Required task:
Copy exactly the lines from the beginning of the data down to and including the line holding "total], zero=True, nice=False)", without any pictures.
┌────────
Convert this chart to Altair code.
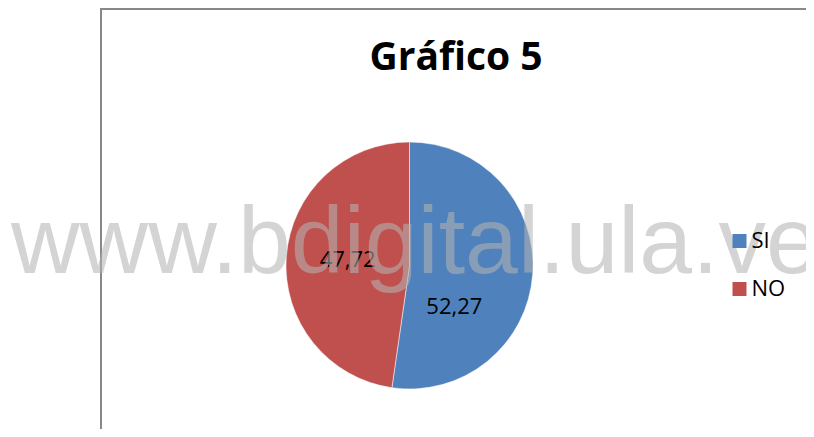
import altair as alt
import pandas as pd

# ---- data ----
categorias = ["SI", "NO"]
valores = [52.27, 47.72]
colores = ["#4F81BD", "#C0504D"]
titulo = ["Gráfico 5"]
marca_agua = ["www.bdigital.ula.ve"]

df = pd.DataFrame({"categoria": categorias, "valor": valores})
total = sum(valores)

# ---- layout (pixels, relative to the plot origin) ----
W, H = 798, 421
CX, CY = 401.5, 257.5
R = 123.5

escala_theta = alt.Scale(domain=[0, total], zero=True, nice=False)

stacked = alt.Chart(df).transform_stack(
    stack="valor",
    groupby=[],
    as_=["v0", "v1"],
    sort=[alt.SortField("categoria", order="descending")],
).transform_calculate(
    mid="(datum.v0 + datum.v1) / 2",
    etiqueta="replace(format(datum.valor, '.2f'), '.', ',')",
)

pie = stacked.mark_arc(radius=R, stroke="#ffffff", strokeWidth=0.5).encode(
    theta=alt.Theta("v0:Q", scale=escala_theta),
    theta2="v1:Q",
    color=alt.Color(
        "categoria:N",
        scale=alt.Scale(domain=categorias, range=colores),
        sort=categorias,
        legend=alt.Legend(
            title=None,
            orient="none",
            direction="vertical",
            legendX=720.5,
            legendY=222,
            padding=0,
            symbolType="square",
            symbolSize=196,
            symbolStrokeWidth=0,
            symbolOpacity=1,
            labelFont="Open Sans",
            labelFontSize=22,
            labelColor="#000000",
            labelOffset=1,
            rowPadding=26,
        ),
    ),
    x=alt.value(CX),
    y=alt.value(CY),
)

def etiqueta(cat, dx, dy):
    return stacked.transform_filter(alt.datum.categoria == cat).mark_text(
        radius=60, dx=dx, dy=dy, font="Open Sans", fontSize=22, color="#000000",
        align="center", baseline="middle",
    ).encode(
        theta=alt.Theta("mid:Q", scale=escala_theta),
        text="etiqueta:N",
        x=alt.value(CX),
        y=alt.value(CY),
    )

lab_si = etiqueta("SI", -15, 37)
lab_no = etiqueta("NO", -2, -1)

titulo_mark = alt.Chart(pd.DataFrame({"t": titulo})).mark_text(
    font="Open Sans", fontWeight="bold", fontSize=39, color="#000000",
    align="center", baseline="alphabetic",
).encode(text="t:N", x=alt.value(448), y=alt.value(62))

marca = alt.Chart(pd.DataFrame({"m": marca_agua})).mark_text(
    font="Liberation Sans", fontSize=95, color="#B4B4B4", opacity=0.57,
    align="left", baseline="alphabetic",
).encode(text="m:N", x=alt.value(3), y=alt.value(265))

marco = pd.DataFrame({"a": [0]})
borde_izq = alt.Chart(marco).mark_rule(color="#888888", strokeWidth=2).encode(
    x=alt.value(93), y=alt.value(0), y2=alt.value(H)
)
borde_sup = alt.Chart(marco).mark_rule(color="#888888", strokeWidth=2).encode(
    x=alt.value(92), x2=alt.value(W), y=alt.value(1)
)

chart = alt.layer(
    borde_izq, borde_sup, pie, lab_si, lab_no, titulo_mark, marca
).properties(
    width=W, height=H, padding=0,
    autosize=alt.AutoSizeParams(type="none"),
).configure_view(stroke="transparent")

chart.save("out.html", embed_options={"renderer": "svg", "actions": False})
└────────
Full solution:
Convert this chart to Altair code.
import altair as alt
import pandas as pd

# ---- data ----
categorias = ["SI", "NO"]
valores = [52.27, 47.72]
colores = ["#4F81BD", "#C0504D"]
titulo = ["Gráfico 5"]
marca_agua = ["www.bdigital.ula.ve"]

df = pd.DataFrame({"categoria": categorias, "valor": valores})
total = sum(valores)

# ---- layout (pixels, relative to the plot origin) ----
W, H = 798, 421
CX, CY = 401.5, 257.5
R = 123.5

escala_theta = alt.Scale(domain=[0, total], zero=True, nice=False)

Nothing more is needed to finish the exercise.